Why is the LM7812 getting hot in this circuit?

Question

I have made this circuit. It works fine with normal Zener diode, however when I replaced it with the LM7812 it works fine but as time passes the regulator keeps getting very hot although the load is just 5mm LED. (I replaced it with a regulator because I need it to be more stable during current fluctuations.) Why is the LM7812 getting hot in this circuit?

Note: The circuit is fully covered inside a plastic enclosure and it would be just used to drive an op-amp without any human interference.

edit: the input voltage for the LM7812 is 60Vdc at 25C

edit 2:tried using LM7824 the voltage just dropped dramatically to 3.4V and the 120ohm started a magic smoke

it would be used in an unstable power area with current fluctuations

Answer 1

The LM7812 is rated for 40V on the input. At some point above that, it will start drawing excessive current.

I can't say for sure, but I assume that what's happening with your circuit is that the regulator is starting to draw that excessive current at around 60V, and is, basically, acting like a zener diode.

60V on the regulator implies over 200V across that 330 ohm resistor; that implies around 600mA through the resistor and regulator.

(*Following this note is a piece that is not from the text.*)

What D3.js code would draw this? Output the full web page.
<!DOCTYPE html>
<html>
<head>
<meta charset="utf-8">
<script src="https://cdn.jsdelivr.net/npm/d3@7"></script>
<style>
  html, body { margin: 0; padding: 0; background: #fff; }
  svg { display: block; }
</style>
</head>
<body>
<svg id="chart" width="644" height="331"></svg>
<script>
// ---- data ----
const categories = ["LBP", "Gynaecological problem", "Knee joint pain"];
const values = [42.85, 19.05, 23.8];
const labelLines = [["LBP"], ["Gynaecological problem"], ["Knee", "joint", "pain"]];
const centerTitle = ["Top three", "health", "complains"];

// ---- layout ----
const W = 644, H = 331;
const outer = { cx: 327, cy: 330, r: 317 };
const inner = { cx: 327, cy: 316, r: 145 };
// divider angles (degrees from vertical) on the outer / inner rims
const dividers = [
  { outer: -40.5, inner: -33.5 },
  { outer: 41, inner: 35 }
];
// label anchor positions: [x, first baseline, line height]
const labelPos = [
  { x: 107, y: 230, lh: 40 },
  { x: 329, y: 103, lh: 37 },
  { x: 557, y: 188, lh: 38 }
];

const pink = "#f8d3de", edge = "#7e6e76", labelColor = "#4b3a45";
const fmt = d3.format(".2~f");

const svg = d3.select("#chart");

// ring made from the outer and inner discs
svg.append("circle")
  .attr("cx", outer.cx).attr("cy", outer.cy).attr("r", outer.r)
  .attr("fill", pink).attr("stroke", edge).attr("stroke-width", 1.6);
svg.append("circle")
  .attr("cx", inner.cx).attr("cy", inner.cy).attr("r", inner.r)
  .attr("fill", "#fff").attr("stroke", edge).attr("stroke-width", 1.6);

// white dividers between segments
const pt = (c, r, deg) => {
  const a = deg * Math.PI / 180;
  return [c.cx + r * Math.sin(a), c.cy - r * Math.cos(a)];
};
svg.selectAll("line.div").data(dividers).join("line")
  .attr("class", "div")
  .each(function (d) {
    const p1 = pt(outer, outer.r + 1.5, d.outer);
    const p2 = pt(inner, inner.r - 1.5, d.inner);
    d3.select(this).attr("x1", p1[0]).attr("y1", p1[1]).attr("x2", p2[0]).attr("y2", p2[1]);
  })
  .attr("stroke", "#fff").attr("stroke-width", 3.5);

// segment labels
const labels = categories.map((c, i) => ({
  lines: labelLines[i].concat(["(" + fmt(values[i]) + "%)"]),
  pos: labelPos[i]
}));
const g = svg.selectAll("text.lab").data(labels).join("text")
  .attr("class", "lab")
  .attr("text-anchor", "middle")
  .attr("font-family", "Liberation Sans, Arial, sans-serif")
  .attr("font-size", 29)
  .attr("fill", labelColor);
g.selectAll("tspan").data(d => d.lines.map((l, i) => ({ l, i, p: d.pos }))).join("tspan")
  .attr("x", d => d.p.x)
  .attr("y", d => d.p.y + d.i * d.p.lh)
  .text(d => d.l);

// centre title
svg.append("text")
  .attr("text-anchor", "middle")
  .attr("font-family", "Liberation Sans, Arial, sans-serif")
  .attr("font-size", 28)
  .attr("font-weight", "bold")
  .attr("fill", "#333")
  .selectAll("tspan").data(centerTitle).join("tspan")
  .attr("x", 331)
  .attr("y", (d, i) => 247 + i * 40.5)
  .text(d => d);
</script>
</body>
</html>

600mA at 60V is around 36 Watts -- which would make for a very hot regulator indeed.

Answer 2

C6 pushes current into C5, without a load the voltage will go up until LM7812 over voltages and dies. You are seeing that happening. I added a Zener across C5 to eat up excess current. It will get hot/worm because it must take all the power that is not sent out to the load. A LM78xx needs an input capacitor or it might oscillate. You could use 3 to 5, 5.1V Zeners in series. I have used 3V white LEDs as a Zener.
Reducing the value of C6 will reduce the power.

Answer 3

The LM7812 datasheet indicates that a 0.33\$\mu\$F capacitoris required at the input for stability if located an appreciable distance from the input filter. R7 essentially isolates the regulator from the input filter C5. The regulator is oscillating and getting hot.

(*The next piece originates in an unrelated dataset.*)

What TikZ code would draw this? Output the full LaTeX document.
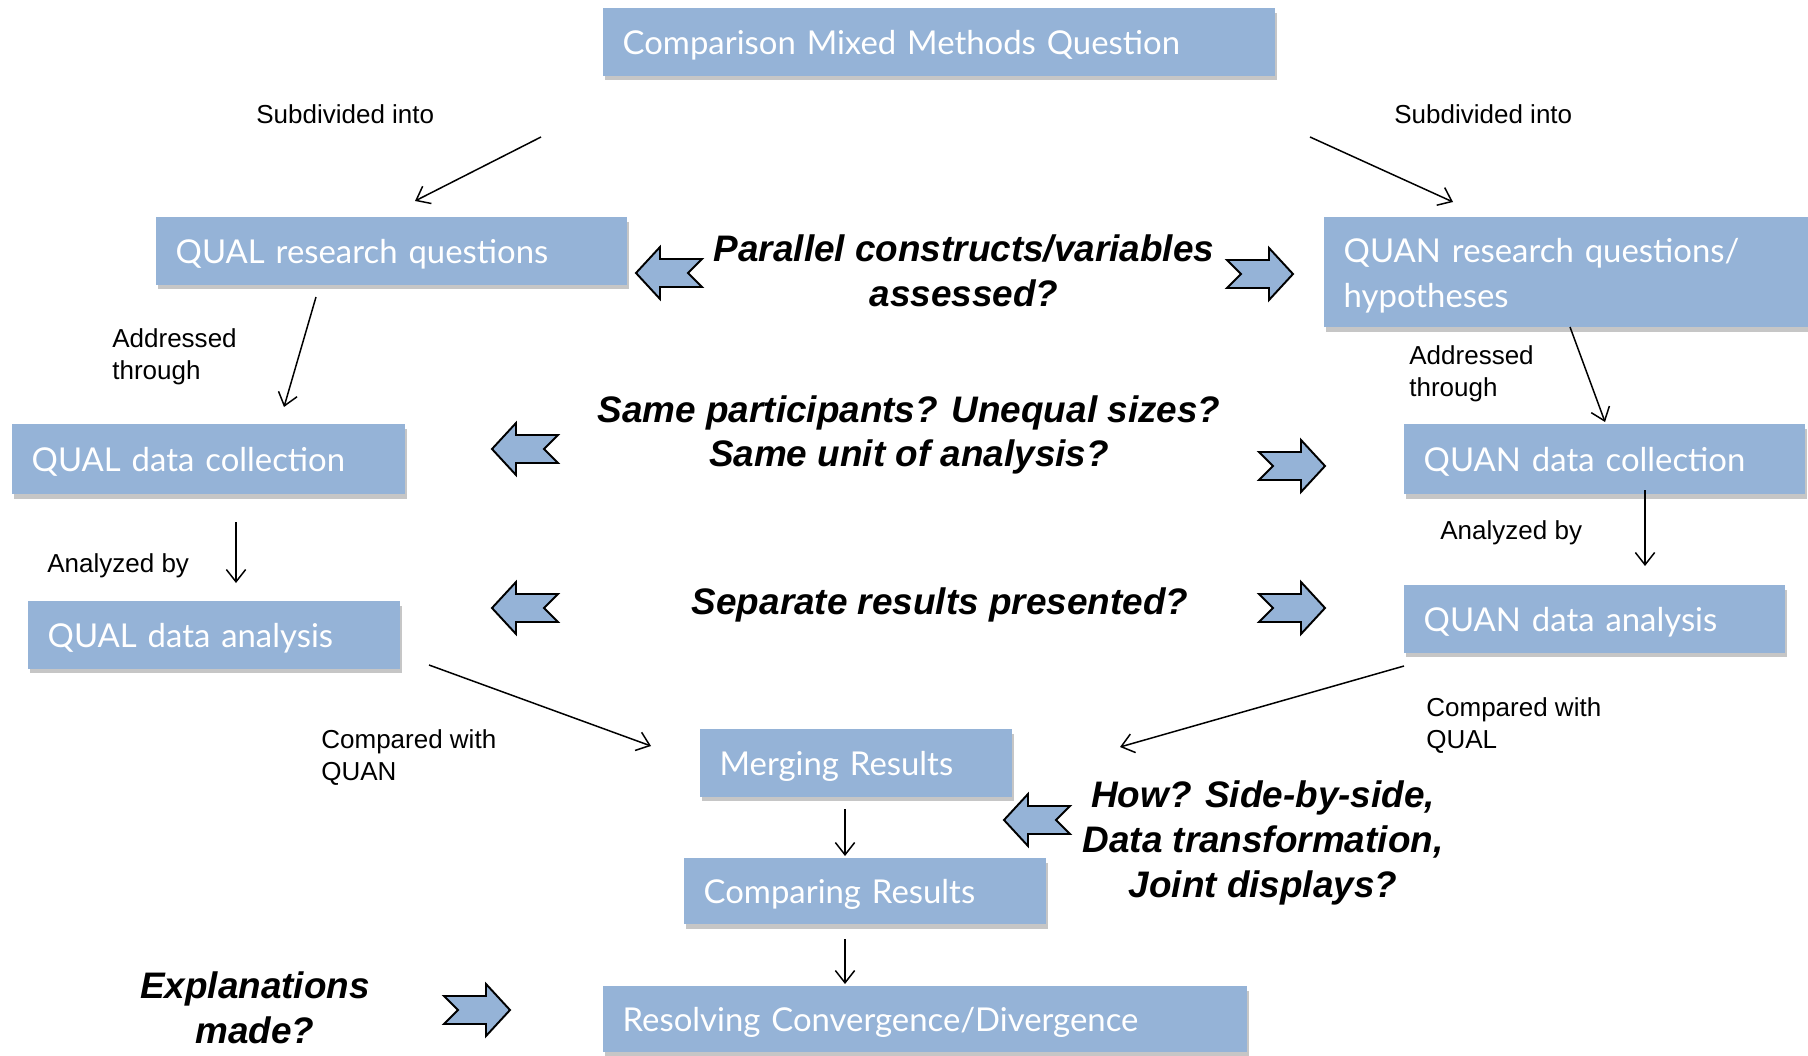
\documentclass[tikz,border=0pt]{standalone}
\usepackage{fontspec}
\setmainfont{Liberation Sans}
\newfontfamily\boxfamily{Lato}
\usepackage{tikz}
\usetikzlibrary{
  calc,
  positioning,
  arrows.meta,
  shadows
}
\definecolor{boxblue}{RGB}{149,179,215}

\begin{document}
\begin{tikzpicture}[x=0.2mm,y=-0.2mm,>={Straight Barb[length=7pt,width=11pt]}]
  \tikzset{
    box/.style={
      fill=boxblue, text=white, anchor=north west, align=left,
      inner xsep=11pt, minimum height=38.5pt, text depth=0pt,
      font=\boxfamily\fontsize{18.7}{25.6}\selectfont,
      drop shadow={shadow xshift=1pt,shadow yshift=-2.5pt,opacity=0.45}
    },
    conn/.style={->, line width=0.85pt},
    lbl/.style={anchor=west, align=left, inner sep=0pt,
      font=\fontsize{14.8}{18.2}\selectfont},
    ask/.style={align=center, inner sep=0pt,
      font=\bfseries\itshape\fontsize{21}{25.4}\selectfont},
    blockarrow/.pic={
      \draw[fill=boxblue, line width=1.1pt, line join=miter]
        (-33,-14) -- (9,-14) -- (9,-26) -- (33,0) -- (9,26) -- (9,14)
        -- (-33,14) -- (-19,0) -- cycle;
    },
    % every node/.style={draw=red}
  }
\useasboundingbox (0,0) rectangle (1808,1055);

% boxes
\node[box, text width=360.4pt] (mmq) at (603,8) {Comparison Mixed Methods Question};
\node[box, text width=246pt] (qualq) at (156,217) {QUAL research questions};
\node[box, text width=274pt, minimum height=62.6pt, text depth=25pt] (quanq) at (1324,217)
  {QUAN research questions/\\hypotheses};
\node[box, text width=201.6pt, minimum height=39.8pt] (qualc) at (12,424) {QUAL data collection};
\node[box, text width=206.2pt, minimum height=39.8pt] (quanc) at (1404,424) {QUAN data collection};
\node[box, text width=189.7pt] (quala) at (28,601) {QUAL data analysis};
\node[box, text width=194.8pt] (quana) at (1404,585) {QUAN data analysis};
\node[box, text width=155.5pt] (merge) at (700,729) {Merging Results};
\node[box, text width=184pt, minimum height=37.6pt] (compare) at (684,858) {Comparing Results};
\node[box, text width=344.5pt, minimum height=37.6pt] (resolve) at (603,986) {Resolving Convergence/Divergence};

% connector ends
\coordinate (s1) at (541,137);  \coordinate (e1) at (415,201);
\coordinate (s2) at (1310,137); \coordinate (e2) at (1453,202);
\coordinate (s3) at (316,297);  \coordinate (e3) at (284,407);
\coordinate (s4) at (1570,327); \coordinate (e4) at (1605,422);
\coordinate (s5) at (236,522);  \coordinate (e5) at (236,583);
\coordinate (s6) at (1645,490); \coordinate (e6) at (1645,566);
\coordinate (s7) at (429,665);  \coordinate (e7) at (651,746);
\coordinate (s8) at (1404,666); \coordinate (e8) at (1120,747);
\coordinate (s9) at (845,809);  \coordinate (e9) at (845,856);
\coordinate (s10) at (845,939); \coordinate (e10) at (845,984);

\draw[conn] (s1)--(e1);
\draw[conn] (s2)--(e2);
\draw[conn] (s3)--(e3);
\draw[conn] (s4)--(e4);
\draw[conn] (s5)--(e5);
\draw[conn] (s6)--(e6);
\draw[conn] (s7)--(e7);
\draw[conn] (s8)--(e8);
\draw[conn] (s9)--(e9);
\draw[conn] (s10)--(e10);

% small labels
\node[lbl] (subl) at (256,114) {Subdivided into};
\node[lbl] (subr) at (1394,114) {Subdivided into};
\node[lbl] (addl) at (112,357) {Addressed\\through};
\node[lbl] (addr) at (1409,374) {Addressed\\through};
\node[lbl] (anal) at (47,566) {Analyzed by};
\node[lbl] (anar) at (1440,533) {Analyzed by};
\node[lbl] (cmpl) at (321,758) {Compared with\\QUAN};
\node[lbl] (cmpr) at (1426,726) {Compared with\\QUAL};

% questions
\node[ask] (par) at (964,271) {Parallel constructs/variables\\assessed?};
\node[ask] (same) at (909,435) {Same participants? Unequal sizes?\\Same unit of analysis?};
\node[ask] (sep) at (940,605) {Separate results presented?};
\node[ask] (how) at (1263,843) {How? Side-by-side,\\Data transformation,\\Joint displays?};
\node[ask] (expl) at (255,1008) {Explanations\\made?};

% block arrows
\pic[xscale=-1] (b1) at (669,273) {blockarrow};
\pic (b2) at (1260,274) {blockarrow};
\pic[xscale=-1] (b3) at (525,449) {blockarrow};
\pic (b4) at (1292,466) {blockarrow};
\pic[xscale=-1] (b5) at (525,608) {blockarrow};
\pic (b6) at (1292,608) {blockarrow};
\pic[xscale=-1] (b7) at (1037,820) {blockarrow};
\pic (b8) at (477,1010) {blockarrow};

\end{tikzpicture}
\end{document}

Add a 0.33V\$\mu\$F capacitor from the regulator input to ground as close the the regulator as possible.

The output capacitor is required to be only 0.1\$\mu\$F. It can be higher to improve transient response to load changes. So the 10\$\mu\$F may be ok.

Addition from comments: The input to the regulator of 60V will damage the regulator. The 330 ohm resistor will not solve the problem.

There will be an approximately 58V drop accros the regulator, which at 20mA is 1.16 watts of power dissipation. The regulator will still get hot.

You must reduce the input voltage to a reasonable value before the 7812. OR. You can use a switcing regulator to reduce the 60V to 12V.

Answer 4

Say the LED and regulator draw 25mA, 330 ohms will only drop 60V to about 52V.

That's still over maximum input voltage limit.

Even if input was 40V and 25mA load, it will need to dissipate 0.7W.

Assuming a generic TO220 case with abput 70°C/W thermal resistance, 0.7W makes it heats up by about 50 degrees C from ambient, so assuming 25 degrees C room temperature, the regulator will be at 75 degrees C.